The material below holds pictures; leave them out and reproduce exactly the lines from the one with "Clone this chart in Plotly." through the one with "DOT_R = 0.80", inclusive.

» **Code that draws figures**
┏━━

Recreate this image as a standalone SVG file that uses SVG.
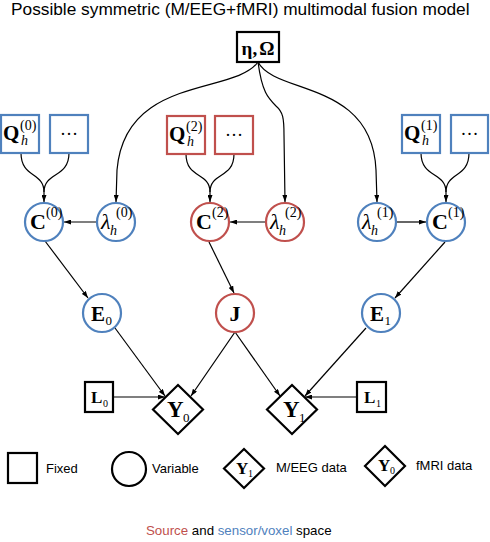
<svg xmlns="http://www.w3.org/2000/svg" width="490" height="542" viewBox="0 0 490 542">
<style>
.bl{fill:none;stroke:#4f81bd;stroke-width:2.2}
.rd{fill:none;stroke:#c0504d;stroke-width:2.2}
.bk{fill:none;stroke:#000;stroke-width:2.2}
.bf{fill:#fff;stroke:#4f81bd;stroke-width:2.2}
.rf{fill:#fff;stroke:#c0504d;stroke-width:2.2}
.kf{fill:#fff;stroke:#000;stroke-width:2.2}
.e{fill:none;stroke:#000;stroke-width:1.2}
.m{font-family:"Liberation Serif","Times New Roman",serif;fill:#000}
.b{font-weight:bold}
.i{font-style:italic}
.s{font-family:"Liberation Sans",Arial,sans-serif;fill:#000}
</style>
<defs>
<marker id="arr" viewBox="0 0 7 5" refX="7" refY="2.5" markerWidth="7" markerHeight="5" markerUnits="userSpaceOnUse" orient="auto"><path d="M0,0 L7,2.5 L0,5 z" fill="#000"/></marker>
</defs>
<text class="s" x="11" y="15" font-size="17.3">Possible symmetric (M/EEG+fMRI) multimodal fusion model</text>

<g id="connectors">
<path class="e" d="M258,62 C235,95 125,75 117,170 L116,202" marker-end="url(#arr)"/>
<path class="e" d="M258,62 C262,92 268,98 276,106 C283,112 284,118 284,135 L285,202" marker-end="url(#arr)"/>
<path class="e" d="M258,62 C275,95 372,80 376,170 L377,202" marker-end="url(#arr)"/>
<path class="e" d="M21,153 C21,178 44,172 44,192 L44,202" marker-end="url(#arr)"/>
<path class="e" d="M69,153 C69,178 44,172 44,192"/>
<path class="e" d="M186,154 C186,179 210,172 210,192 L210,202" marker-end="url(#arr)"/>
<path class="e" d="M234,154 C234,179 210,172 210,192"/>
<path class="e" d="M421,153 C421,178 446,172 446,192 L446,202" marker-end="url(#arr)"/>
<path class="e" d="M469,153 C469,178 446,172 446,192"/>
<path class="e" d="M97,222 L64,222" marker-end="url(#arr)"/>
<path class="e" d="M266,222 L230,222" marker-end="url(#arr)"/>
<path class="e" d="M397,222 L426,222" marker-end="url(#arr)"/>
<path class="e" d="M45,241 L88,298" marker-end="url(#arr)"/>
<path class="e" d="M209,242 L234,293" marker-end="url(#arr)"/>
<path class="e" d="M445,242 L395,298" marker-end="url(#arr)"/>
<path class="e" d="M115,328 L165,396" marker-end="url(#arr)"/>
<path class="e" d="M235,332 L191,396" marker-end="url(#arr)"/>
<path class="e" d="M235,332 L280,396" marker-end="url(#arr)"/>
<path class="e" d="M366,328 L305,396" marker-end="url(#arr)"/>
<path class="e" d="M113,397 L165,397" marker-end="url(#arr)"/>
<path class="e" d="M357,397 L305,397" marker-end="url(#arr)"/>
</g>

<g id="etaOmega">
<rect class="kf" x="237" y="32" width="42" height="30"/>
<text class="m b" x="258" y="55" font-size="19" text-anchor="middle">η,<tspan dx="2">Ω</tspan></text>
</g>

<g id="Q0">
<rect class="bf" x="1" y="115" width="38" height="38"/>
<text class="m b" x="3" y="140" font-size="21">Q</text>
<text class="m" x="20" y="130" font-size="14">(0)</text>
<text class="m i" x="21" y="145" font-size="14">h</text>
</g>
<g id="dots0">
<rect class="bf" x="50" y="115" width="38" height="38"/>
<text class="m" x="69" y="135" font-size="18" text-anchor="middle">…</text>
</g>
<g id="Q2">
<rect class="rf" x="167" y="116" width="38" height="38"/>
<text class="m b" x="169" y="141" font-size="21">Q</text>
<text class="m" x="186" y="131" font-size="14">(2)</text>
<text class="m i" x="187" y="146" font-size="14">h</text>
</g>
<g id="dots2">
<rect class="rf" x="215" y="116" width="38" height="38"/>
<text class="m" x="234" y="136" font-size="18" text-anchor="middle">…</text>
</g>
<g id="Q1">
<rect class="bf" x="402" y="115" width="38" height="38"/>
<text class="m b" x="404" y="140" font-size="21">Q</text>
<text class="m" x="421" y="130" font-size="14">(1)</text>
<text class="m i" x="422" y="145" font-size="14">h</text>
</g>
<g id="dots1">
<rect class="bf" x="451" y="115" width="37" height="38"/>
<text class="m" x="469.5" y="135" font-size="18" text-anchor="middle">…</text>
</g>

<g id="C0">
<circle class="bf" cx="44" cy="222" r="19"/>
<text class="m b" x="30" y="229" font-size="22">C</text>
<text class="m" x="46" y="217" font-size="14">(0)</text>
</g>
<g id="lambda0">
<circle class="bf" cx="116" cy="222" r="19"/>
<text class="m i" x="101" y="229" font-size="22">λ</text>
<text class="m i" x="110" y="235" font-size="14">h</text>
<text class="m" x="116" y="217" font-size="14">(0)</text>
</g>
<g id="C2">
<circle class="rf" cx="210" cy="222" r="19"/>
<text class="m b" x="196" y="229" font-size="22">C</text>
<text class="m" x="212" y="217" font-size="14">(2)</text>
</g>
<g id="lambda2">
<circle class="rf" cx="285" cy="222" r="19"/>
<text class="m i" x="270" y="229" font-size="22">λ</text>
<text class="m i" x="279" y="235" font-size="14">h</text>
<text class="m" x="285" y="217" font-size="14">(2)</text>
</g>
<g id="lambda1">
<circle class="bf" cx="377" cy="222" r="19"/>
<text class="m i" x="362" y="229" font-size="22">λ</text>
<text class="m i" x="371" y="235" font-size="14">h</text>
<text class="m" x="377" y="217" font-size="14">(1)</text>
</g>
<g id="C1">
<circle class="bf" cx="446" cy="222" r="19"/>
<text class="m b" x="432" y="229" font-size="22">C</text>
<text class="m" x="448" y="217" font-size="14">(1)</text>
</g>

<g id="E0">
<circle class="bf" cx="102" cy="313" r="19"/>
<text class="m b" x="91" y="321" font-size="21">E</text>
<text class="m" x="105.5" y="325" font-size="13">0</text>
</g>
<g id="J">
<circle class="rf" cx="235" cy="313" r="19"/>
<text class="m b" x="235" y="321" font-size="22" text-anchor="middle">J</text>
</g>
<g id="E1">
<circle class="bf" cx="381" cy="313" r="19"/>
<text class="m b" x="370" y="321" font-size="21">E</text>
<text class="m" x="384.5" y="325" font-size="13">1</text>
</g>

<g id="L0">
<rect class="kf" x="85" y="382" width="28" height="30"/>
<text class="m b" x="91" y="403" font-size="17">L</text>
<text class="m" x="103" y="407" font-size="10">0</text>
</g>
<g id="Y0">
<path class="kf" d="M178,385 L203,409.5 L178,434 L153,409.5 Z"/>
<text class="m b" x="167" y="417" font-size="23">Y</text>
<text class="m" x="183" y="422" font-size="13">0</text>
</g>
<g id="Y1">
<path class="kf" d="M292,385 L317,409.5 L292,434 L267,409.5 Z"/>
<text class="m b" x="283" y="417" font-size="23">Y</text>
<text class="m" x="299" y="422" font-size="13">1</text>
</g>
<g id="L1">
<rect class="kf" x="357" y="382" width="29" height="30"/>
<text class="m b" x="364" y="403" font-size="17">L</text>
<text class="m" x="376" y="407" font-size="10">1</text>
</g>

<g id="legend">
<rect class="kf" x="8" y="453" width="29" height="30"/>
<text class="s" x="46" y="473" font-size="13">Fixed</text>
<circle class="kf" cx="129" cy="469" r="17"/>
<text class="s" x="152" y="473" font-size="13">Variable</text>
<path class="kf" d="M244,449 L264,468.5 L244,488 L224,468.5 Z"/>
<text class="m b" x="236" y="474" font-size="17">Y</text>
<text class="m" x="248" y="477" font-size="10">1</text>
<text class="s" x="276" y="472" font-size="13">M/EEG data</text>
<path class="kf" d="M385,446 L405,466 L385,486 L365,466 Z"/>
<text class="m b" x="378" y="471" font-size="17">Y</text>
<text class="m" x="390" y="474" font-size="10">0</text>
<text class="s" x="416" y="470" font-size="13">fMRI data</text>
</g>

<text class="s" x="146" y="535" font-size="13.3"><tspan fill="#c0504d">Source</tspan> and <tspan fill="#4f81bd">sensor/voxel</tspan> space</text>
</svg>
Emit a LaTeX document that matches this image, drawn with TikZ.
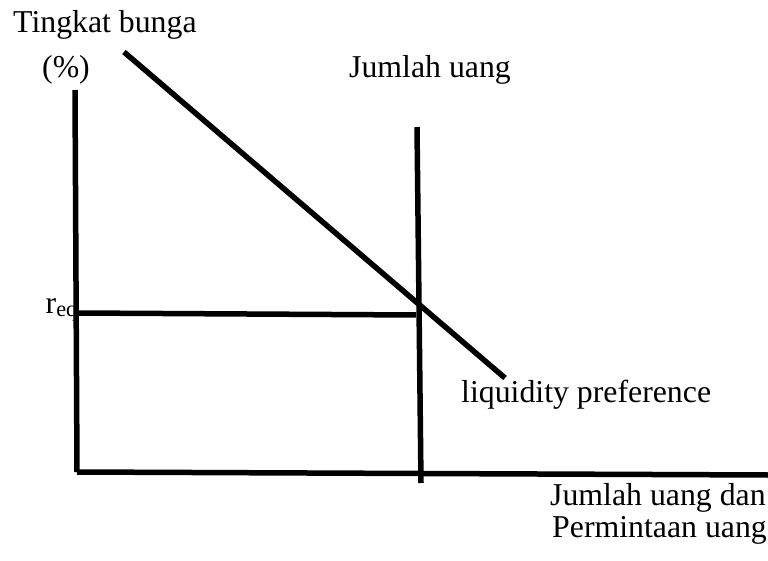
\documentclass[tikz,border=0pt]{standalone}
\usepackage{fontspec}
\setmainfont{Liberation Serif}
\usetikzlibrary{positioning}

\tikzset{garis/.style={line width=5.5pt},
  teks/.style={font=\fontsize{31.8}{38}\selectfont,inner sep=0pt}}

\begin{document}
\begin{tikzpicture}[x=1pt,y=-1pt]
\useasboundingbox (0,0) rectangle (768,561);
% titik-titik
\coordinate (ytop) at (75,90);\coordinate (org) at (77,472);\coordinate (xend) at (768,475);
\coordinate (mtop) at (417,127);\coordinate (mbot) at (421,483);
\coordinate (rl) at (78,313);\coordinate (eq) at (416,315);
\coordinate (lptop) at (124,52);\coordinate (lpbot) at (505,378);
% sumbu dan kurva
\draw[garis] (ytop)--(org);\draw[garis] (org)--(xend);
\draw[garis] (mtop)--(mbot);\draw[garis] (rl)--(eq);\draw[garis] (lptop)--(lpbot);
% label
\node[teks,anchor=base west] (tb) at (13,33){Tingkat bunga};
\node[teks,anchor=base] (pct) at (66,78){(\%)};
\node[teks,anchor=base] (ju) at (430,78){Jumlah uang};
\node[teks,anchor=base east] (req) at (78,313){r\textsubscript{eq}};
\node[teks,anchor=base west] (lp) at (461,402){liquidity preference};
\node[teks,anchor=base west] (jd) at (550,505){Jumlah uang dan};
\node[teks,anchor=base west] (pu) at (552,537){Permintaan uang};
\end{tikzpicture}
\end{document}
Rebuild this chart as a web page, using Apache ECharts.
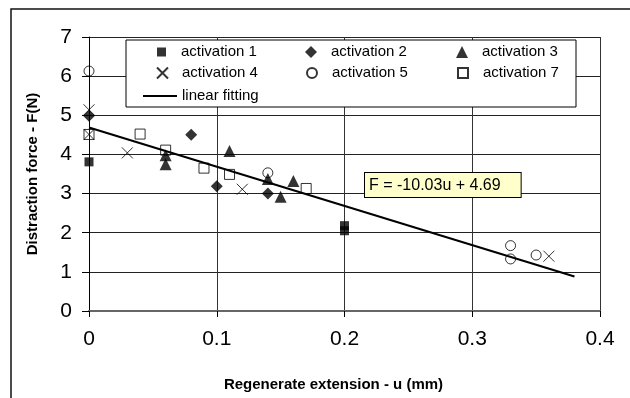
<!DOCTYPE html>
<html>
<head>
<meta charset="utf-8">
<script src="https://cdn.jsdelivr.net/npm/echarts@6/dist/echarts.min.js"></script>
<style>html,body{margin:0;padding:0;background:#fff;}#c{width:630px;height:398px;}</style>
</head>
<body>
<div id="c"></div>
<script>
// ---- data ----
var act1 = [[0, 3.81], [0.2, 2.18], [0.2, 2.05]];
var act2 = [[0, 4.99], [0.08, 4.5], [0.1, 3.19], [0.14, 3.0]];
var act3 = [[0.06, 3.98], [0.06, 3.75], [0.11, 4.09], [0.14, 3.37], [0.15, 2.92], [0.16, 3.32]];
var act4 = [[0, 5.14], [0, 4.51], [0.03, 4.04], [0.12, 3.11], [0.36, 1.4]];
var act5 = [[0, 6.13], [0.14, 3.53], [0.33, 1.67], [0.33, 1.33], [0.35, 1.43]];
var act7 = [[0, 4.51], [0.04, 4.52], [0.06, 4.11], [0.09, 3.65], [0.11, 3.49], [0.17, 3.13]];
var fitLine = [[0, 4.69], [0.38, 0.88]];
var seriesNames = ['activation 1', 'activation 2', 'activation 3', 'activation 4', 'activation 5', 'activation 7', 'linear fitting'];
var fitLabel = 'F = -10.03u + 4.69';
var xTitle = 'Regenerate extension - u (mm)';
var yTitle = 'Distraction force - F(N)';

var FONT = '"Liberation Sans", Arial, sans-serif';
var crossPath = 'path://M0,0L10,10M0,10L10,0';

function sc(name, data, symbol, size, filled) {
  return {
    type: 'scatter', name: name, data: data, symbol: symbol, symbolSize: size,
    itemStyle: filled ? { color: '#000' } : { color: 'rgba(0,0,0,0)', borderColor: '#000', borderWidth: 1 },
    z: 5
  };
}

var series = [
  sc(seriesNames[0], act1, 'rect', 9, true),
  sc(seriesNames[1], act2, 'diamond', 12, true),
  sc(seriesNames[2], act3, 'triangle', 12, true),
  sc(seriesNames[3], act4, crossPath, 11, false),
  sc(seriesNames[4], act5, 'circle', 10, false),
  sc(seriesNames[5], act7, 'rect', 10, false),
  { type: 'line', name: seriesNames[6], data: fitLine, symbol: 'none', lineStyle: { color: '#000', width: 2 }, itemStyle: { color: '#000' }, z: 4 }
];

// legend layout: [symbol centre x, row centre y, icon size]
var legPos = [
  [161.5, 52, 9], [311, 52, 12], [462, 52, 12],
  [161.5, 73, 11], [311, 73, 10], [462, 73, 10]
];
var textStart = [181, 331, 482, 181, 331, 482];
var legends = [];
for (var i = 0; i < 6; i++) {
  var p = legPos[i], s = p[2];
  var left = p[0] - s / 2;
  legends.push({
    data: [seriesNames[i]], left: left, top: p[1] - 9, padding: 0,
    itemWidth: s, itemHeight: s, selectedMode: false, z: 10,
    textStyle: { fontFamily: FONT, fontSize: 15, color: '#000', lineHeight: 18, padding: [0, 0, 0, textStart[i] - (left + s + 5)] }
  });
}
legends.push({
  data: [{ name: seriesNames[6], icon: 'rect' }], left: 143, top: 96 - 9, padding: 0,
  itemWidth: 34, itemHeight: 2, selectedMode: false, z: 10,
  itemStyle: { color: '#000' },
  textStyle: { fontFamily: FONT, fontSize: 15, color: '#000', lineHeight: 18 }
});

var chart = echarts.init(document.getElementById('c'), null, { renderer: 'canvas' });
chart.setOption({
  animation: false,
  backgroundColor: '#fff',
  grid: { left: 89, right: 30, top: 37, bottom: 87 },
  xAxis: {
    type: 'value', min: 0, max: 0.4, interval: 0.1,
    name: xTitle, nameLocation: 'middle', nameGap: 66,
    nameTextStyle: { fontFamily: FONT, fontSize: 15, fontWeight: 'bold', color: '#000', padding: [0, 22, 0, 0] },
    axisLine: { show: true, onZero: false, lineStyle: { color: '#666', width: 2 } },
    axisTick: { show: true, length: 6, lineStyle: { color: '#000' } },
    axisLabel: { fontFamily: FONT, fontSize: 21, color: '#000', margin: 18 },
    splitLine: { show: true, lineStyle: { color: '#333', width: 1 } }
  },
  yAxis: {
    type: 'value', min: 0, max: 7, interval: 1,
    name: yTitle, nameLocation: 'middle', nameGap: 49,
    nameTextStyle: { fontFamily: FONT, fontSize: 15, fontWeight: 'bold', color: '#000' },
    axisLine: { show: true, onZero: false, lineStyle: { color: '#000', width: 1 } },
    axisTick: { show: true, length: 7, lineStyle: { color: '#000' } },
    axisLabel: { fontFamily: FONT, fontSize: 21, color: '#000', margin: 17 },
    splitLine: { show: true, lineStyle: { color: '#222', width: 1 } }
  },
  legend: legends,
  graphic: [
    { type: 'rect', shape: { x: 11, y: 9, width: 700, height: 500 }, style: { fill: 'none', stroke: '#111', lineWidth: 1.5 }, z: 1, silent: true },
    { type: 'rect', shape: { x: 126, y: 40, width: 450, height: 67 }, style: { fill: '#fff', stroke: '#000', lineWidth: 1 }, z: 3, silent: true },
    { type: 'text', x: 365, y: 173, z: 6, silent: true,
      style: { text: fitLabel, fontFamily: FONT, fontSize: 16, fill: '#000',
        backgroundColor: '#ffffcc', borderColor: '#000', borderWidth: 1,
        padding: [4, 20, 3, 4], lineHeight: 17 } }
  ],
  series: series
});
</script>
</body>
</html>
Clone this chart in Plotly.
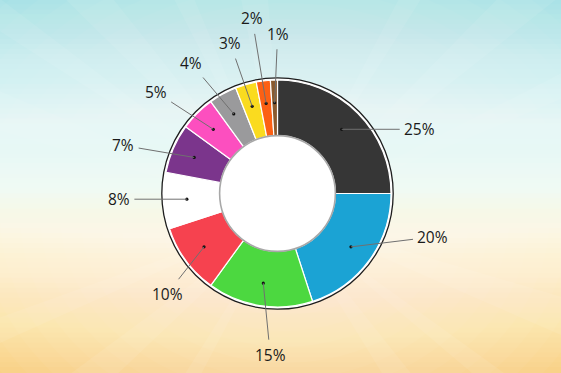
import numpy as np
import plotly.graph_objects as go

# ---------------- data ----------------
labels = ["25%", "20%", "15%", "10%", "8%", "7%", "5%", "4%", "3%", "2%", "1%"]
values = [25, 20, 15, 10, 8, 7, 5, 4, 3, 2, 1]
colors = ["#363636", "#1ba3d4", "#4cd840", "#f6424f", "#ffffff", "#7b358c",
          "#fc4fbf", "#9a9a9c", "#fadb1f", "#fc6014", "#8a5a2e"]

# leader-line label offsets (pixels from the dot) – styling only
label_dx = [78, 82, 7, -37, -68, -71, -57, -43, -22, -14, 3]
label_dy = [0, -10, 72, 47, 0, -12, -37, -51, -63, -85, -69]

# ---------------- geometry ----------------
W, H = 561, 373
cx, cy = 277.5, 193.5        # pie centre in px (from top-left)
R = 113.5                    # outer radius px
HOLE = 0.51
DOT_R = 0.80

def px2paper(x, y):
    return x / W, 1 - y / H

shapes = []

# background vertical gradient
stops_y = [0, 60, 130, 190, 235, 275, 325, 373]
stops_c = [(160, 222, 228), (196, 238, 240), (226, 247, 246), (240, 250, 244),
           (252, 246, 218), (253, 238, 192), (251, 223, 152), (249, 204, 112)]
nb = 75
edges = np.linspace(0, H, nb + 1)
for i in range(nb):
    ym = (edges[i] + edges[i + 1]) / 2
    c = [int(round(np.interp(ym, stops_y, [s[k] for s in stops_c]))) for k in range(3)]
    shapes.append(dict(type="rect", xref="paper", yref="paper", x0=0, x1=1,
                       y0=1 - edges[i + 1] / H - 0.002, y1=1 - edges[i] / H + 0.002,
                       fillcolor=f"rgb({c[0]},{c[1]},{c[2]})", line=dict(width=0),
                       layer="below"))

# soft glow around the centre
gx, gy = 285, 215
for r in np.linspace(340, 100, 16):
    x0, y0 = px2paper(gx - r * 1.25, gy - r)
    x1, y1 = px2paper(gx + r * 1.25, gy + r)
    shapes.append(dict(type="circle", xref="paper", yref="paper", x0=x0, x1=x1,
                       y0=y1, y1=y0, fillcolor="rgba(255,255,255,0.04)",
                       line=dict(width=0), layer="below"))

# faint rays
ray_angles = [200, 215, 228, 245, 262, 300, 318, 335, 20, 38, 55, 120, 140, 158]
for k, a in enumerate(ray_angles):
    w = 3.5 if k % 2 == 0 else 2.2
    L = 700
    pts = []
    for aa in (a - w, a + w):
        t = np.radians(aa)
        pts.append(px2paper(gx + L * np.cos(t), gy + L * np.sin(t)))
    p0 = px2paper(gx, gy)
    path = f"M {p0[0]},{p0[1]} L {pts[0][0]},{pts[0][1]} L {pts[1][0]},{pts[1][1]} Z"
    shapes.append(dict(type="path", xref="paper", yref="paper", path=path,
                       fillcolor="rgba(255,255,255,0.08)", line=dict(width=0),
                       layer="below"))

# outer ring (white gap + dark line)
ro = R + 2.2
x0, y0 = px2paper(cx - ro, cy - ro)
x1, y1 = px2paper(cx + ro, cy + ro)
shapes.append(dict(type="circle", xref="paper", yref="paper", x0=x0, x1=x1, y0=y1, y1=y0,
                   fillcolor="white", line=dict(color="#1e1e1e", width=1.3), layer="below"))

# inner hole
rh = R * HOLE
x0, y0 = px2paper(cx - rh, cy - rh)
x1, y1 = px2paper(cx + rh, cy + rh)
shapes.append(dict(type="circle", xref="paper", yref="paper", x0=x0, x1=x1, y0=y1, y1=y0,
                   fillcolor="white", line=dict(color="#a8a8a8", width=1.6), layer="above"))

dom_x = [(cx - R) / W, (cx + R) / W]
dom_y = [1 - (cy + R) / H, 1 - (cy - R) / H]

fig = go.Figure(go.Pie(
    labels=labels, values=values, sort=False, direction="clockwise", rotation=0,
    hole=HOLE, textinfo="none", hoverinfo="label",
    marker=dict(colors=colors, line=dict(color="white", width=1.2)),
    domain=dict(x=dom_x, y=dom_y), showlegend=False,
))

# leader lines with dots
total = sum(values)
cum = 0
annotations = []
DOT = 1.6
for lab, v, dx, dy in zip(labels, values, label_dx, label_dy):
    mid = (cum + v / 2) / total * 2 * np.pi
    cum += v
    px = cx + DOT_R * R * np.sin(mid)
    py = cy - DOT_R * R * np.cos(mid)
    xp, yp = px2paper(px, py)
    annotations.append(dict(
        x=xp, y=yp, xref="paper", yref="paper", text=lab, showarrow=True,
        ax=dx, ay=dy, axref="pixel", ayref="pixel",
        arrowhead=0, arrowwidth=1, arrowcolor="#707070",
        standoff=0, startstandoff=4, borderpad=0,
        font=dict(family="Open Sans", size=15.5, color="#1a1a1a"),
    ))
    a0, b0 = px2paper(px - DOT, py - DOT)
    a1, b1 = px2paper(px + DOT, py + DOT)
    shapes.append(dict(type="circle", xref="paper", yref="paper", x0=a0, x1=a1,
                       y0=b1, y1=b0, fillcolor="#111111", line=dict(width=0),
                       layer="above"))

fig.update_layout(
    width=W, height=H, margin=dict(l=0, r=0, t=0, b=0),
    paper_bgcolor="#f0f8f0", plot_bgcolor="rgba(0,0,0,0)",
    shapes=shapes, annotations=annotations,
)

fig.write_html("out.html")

┗━━

» **ANSWER TO THIS PROBLEM**
Clone this chart in Plotly.
import numpy as np
import plotly.graph_objects as go

# ---------------- data ----------------
labels = ["25%", "20%", "15%", "10%", "8%", "7%", "5%", "4%", "3%", "2%", "1%"]
values = [25, 20, 15, 10, 8, 7, 5, 4, 3, 2, 1]
colors = ["#363636", "#1ba3d4", "#4cd840", "#f6424f", "#ffffff", "#7b358c",
          "#fc4fbf", "#9a9a9c", "#fadb1f", "#fc6014", "#8a5a2e"]

# leader-line label offsets (pixels from the dot) – styling only
label_dx = [78, 82, 7, -37, -68, -71, -57, -43, -22, -14, 3]
label_dy = [0, -10, 72, 47, 0, -12, -37, -51, -63, -85, -69]

# ---------------- geometry ----------------
W, H = 561, 373
cx, cy = 277.5, 193.5        # pie centre in px (from top-left)
R = 113.5                    # outer radius px
HOLE = 0.51
DOT_R = 0.80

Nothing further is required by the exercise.